Only a number is expected: how many lines in the data below contain the word "this".
+++
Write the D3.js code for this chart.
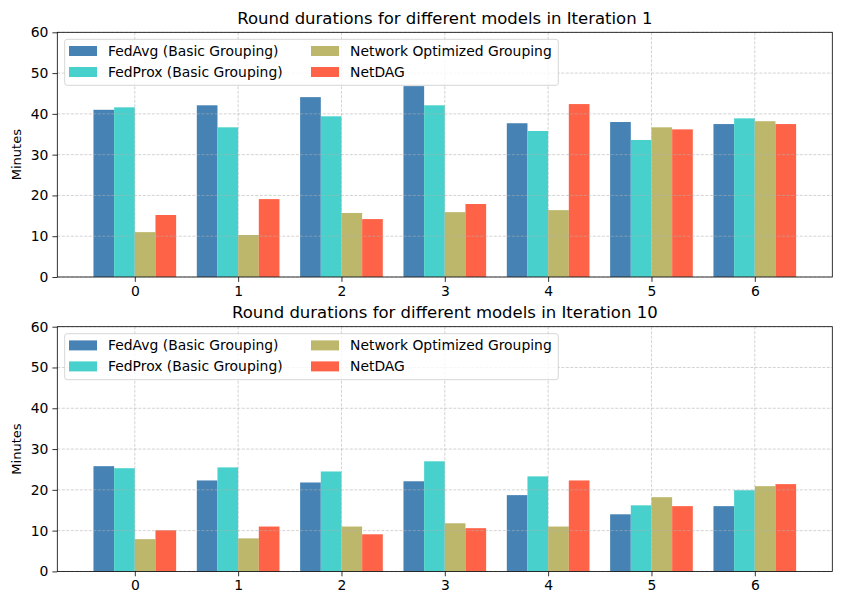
<!DOCTYPE html>
<html>
<head>
<meta charset="utf-8">
<script src="https://cdn.jsdelivr.net/npm/d3@7"></script>
<style>
  body { margin: 0; background: #fff; }
  svg { font-family: "DejaVu Sans", sans-serif; }
</style>
</head>
<body>
<svg id="chart" width="841" height="605"></svg>
<script>
var rounds = [0, 1, 2, 3, 4, 5, 6];
var models = ["FedAvg (Basic Grouping)", "FedProx (Basic Grouping)", "Network Optimized Grouping", "NetDAG"];
var colors = ["#4682B4", "#48D1CC", "#BDB76B", "#FF6347"];
var yTicks = [0, 10, 20, 30, 40, 50, 60];

// iteration 1
var fedavg1  = [41.0, 42.1, 44.1, 46.8, 37.7, 38.0, 37.5];
var fedprox1 = [41.6, 36.7, 39.4, 42.1, 35.8, 33.6, 38.9];
var netopt1  = [11.0, 10.3, 15.7, 15.9, 16.4, 36.7, 38.2];
var netdag1  = [15.2, 19.1, 14.2, 17.9, 42.4, 36.2, 37.5];

// iteration 10
var fedavg10  = [25.8, 22.3, 21.8, 22.1, 18.7, 14.0, 16.0];
var fedprox10 = [25.3, 25.5, 24.5, 27.0, 23.3, 16.2, 19.9];
var netopt10  = [7.9, 8.1, 11.0, 11.8, 11.0, 18.2, 20.9];
var netdag10  = [10.1, 11.0, 9.1, 10.6, 22.3, 16.0, 21.4];

var svg = d3.select("#chart");
var left = 57.3, width = 775, height = 244.7;
var barW = 0.2;

function drawPanel(top, title, series) {
  var x = d3.scaleLinear().domain([-0.75, 6.75]).range([0, width]);
  var y = d3.scaleLinear().domain([0, 60]).range([height, 0]);

  var g = svg.append("g").attr("transform", "translate(" + left + "," + top + ")");

  // bars
  series.forEach(function(vals, s) {
    g.selectAll(".bar" + s)
      .data(vals)
      .enter()
      .append("rect")
      .attr("x", function(d, i) { return x(rounds[i] + (s - 2) * barW); })
      .attr("width", x(barW) - x(0))
      .attr("y", function(d) { return y(d); })
      .attr("height", function(d) { return height - y(d); })
      .attr("fill", colors[s]);
  });

  // grid over the bars
  var grid = g.append("g")
    .attr("stroke", "#b0b0b0")
    .attr("stroke-opacity", 0.7)
    .attr("stroke-width", 0.8)
    .attr("stroke-dasharray", "3,1.5");
  grid.selectAll(".gx").data(rounds).enter().append("line")
    .attr("x1", function(d) { return x(d); }).attr("x2", function(d) { return x(d); })
    .attr("y1", 0).attr("y2", height);
  grid.selectAll(".gy").data(yTicks).enter().append("line")
    .attr("x1", 0).attr("x2", width)
    .attr("y1", function(d) { return y(d); }).attr("y2", function(d) { return y(d); });

  // axes
  var xAxis = g.append("g").attr("transform", "translate(0," + height + ")")
    .call(d3.axisBottom(x).tickValues(rounds).tickFormat(d3.format("d")).tickSize(4.9).tickPadding(4));
  var yAxis = g.append("g")
    .call(d3.axisLeft(y).tickValues(yTicks).tickSize(4.9).tickPadding(4));
  [xAxis, yAxis].forEach(function(a) {
    a.select(".domain").remove();
    a.selectAll("line").attr("stroke", "#000").attr("stroke-width", 0.8);
    a.selectAll("text").attr("font-size", "13.9px").attr("fill", "#000")
      .attr("font-family", "DejaVu Sans, sans-serif");
  });

  g.append("rect")
    .attr("width", width).attr("height", height)
    .attr("fill", "none").attr("stroke", "#000").attr("stroke-width", 0.8);

  // title and y label
  g.append("text")
    .attr("x", width / 2).attr("y", -14)
    .attr("dy", "0.35em")
    .attr("text-anchor", "middle")
    .attr("font-size", "16.5px")
    .text(title);

  g.append("text")
    .attr("transform", "translate(" + (-40.5) + "," + (height / 2) + ") rotate(-90)")
    .attr("text-anchor", "middle")
    .attr("dy", "0.35em")
    .attr("font-size", "13px")
    .text("Minutes");

  // legend
  var lg = g.append("g").attr("transform", "translate(7.4,7)");
  lg.append("rect")
    .attr("width", 493.6).attr("height", 46)
    .attr("rx", 2.5)
    .attr("fill", "#fff").attr("fill-opacity", 0.8)
    .attr("stroke", "#cccccc").attr("stroke-width", 0.8);
  var items = lg.selectAll(".item").data(models).enter().append("g")
    .attr("transform", function(d, i) {
      var col = Math.floor(i / 2), row = i % 2;
      return "translate(" + (4.3 + col * 242) + "," + (11.7 + row * 21) + ")";
    });
  items.append("rect")
    .attr("y", -5).attr("width", 28).attr("height", 10)
    .attr("fill", function(d, i) { return colors[i]; });
  items.append("text")
    .attr("x", 39).attr("dy", "0.35em")
    .attr("font-size", "13.9px")
    .text(function(d) { return d; });
}

drawPanel(32.3, "Round durations for different models in Iteration 1", [fedavg1, fedprox1, netopt1, netdag1]);
drawPanel(326.7, "Round durations for different models in Iteration 10", [fedavg10, fedprox10, netopt10, netdag10]);
</script>
</body>
</html>
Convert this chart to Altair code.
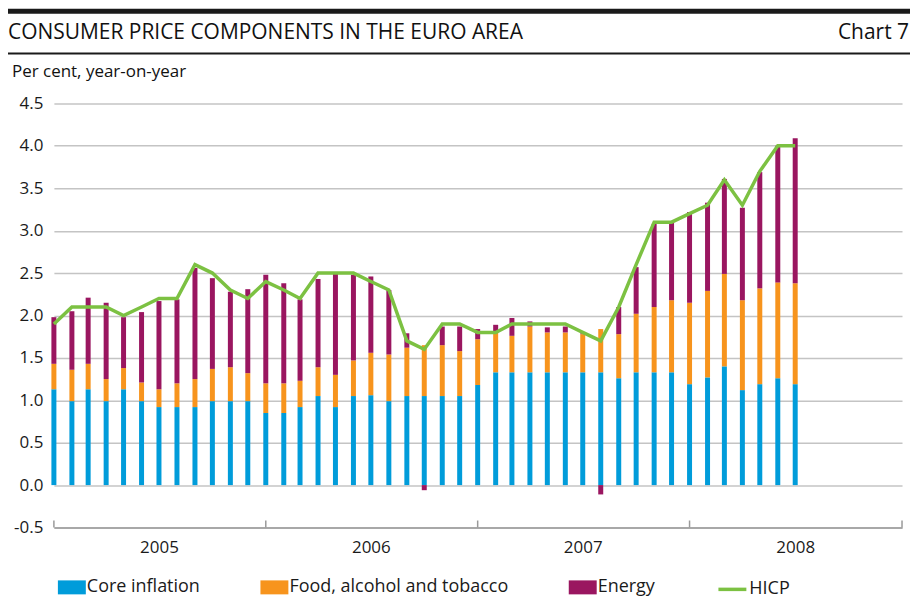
import altair as alt
import pandas as pd

# ---- data ----
months = [d.strftime("%Y-%m-%d") for d in pd.date_range("2005-01-01", "2008-07-01", freq="MS")]

core = [1.13, 0.99, 1.13, 0.99, 1.13, 0.99, 0.92, 0.92, 0.92, 0.99, 0.99, 0.99,
        0.85, 0.85, 0.92, 1.05, 0.92, 1.05, 1.06, 0.99, 1.05, 1.05, 1.05, 1.05,
        1.18, 1.33, 1.33, 1.33, 1.33, 1.33, 1.33, 1.33, 1.26, 1.33, 1.33, 1.33,
        1.19, 1.27, 1.40, 1.12, 1.19, 1.26, 1.19]
food = [0.30, 0.37, 0.30, 0.26, 0.25, 0.22, 0.21, 0.28, 0.33, 0.38, 0.40, 0.33,
        0.35, 0.35, 0.31, 0.34, 0.38, 0.42, 0.50, 0.55, 0.57, 0.60, 0.60, 0.53,
        0.54, 0.47, 0.43, 0.54, 0.47, 0.47, 0.45, 0.51, 0.52, 0.69, 0.77, 0.85,
        0.96, 1.02, 1.09, 1.06, 1.13, 1.13, 1.19]
energy = [0.55, 0.69, 0.78, 0.90, 0.60, 0.83, 1.04, 0.99, 1.31, 1.07, 0.89, 0.99,
          1.28, 1.18, 0.96, 1.04, 1.19, 1.01, 0.90, 0.76, 0.17, -0.06, 0.22, 0.29,
          0.12, 0.09, 0.21, 0.06, 0.06, 0.07, 0.01, -0.11, 0.32, 0.55, 0.98, 0.92,
          1.07, 1.04, 1.12, 1.09, 1.37, 1.61, 1.71]
hicp = [1.9, 2.1, 2.1, 2.1, 2.0, 2.1, 2.2, 2.2, 2.6, 2.5, 2.3, 2.2,
        2.4, 2.3, 2.2, 2.5, 2.5, 2.5, 2.4, 2.3, 1.7, 1.6, 1.9, 1.9,
        1.8, 1.8, 1.9, 1.9, 1.9, 1.9, 1.8, 1.7, 2.1, 2.6, 3.1, 3.1,
        3.2, 3.3, 3.6, 3.3, 3.7, 4.0, 4.0]

series_names = ["Core inflation", "Food, alcohol and tobacco", "Energy"]
series_colors = ["#009CDA", "#F7941D", "#9A1660"]
hicp_name = "HICP"
hicp_color = "#7CC142"

y_ticks = [-0.5, 0.0, 0.5, 1.0, 1.5, 2.0, 2.5, 3.0, 3.5, 4.0, 4.5]
year_ticks = ["2005-01-01", "2006-01-01", "2007-01-01", "2008-01-01", "2009-01-01"]
year_label_years = [2005, 2006, 2007, 2008]

title_text = "CONSUMER PRICE COMPONENTS IN THE EURO AREA"
chart_no = "Chart 7"
unit_text = "Per cent, year-on-year"

FONT = "Open Sans"

# ---- tables ----
rows = []
for i, m in enumerate(months):
    for k, (name, vals) in enumerate(zip(series_names, [core, food, energy])):
        rows.append({"date": m, "series": name, "value": vals[i], "order": k})
bars_df = pd.DataFrame(rows)
line_df = pd.DataFrame({"date": months, "hicp": hicp, "name": hicp_name})
ticks_df = pd.DataFrame({"date": year_ticks})

W, H = 850, 425

x_scale = alt.Scale(type="utc", padding=0,
                    domain=[alt.DateTime(year=2005, month=1, date=1, utc=True),
                            alt.DateTime(year=2009, month=1, date=1, utc=True)])
y_scale = alt.Scale(domain=[-0.5, 4.5], nice=False, zero=False)

x_axis = alt.Axis(
    values=[alt.DateTime(year=y, month=7, date=1, utc=True) for y in year_label_years],
    labelExpr="utcFormat(datum.value, '%Y')",
    title=None, ticks=False, grid=False,
    domainColor="#9a9a9a", domainWidth=1.5,
    labelFontSize=17, labelFont=FONT, labelColor="#1a1a1a", labelPadding=12,
)
y_axis = alt.Axis(
    values=y_ticks,
    labelExpr="datum.value < 0 ? '-' + format(-datum.value, '.1f') : format(datum.value, '.1f')",
    title=None, ticks=False, domain=False, grid=True,
    gridColor="#c4c4c4", gridWidth=1.5,
    labelFontSize=17, labelFont=FONT, labelColor="#1a1a1a", labelPadding=11,
)

bars = alt.Chart(bars_df).mark_bar(width=5).encode(
    x=alt.X("date:T", scale=x_scale, axis=x_axis),
    y=alt.Y("value:Q", stack="zero", scale=y_scale, axis=y_axis),
    fill=alt.Fill("series:N",
                  scale=alt.Scale(domain=series_names, range=series_colors),
                  legend=alt.Legend(orient="none", legendX=4, legendY=471,
                                    direction="horizontal", title=None,
                                    symbolType="M-1,-0.5H1V0.5H-1Z", symbolSize=784,
                                    symbolStrokeWidth=0, symbolOpacity=1,
                                    labelFont=FONT, labelFontSize=18, labelColor="#1a1a1a",
                                    labelLimit=400, labelOffset=1, columnPadding=60)),
    order=alt.Order("order:Q"),
)

line = alt.Chart(line_df).mark_line(strokeWidth=3.5).encode(
    x=alt.X("date:T"),
    y=alt.Y("hicp:Q"),
    stroke=alt.Stroke("name:N",
                      scale=alt.Scale(domain=[hicp_name], range=[hicp_color]),
                      legend=alt.Legend(orient="none", legendX=664, legendY=471,
                                        title=None, symbolType="stroke", symbolSize=784,
                                        symbolStrokeWidth=3.5,
                                        labelFont=FONT, labelFontSize=18, labelColor="#1a1a1a",
                                        labelLimit=400, labelOffset=1)),
)

year_tick_marks = alt.Chart(ticks_df).mark_rule(color="#9a9a9a", strokeWidth=1.5).encode(
    x=alt.X("date:T"),
    y=alt.value(H - 7),
    y2=alt.value(H),
)

hdr = pd.DataFrame({"a": [0]})
thick_rule = alt.Chart(hdr).mark_rule(color="#1a1a1a", strokeWidth=5).encode(
    x=alt.value(-46), x2=alt.value(858), y=alt.value(-92.5))
thin_rule = alt.Chart(hdr).mark_rule(color="#1a1a1a", strokeWidth=2).encode(
    x=alt.value(-46), x2=alt.value(858), y=alt.value(-50))
title_mark = alt.Chart(hdr).mark_text(align="left", baseline="middle", font=FONT,
                                      fontSize=21, color="#111111").encode(
    x=alt.value(-46), y=alt.value(-71), text=alt.value(title_text))
chart_mark = alt.Chart(hdr).mark_text(align="right", baseline="middle", font=FONT,
                                      fontSize=21, color="#111111").encode(
    x=alt.value(857), y=alt.value(-71), text=alt.value(chart_no))
unit_mark = alt.Chart(hdr).mark_text(align="left", baseline="middle", font=FONT,
                                     fontSize=17, color="#111111").encode(
    x=alt.value(-42), y=alt.value(-32), text=alt.value(unit_text))

chart = alt.layer(
    bars, line, year_tick_marks, thick_rule, thin_rule, title_mark, chart_mark, unit_mark
).resolve_scale(
    x="shared", y="shared"
).properties(
    width=W, height=H,
    autosize=alt.AutoSizeParams(type="none"),
    padding={"left": 46, "top": 95, "right": 8, "bottom": 73},
    background="white",
).configure_view(stroke=None)

chart.save("out.html", embed_options={"renderer": "svg", "actions": False})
+++
OUTPUT — 2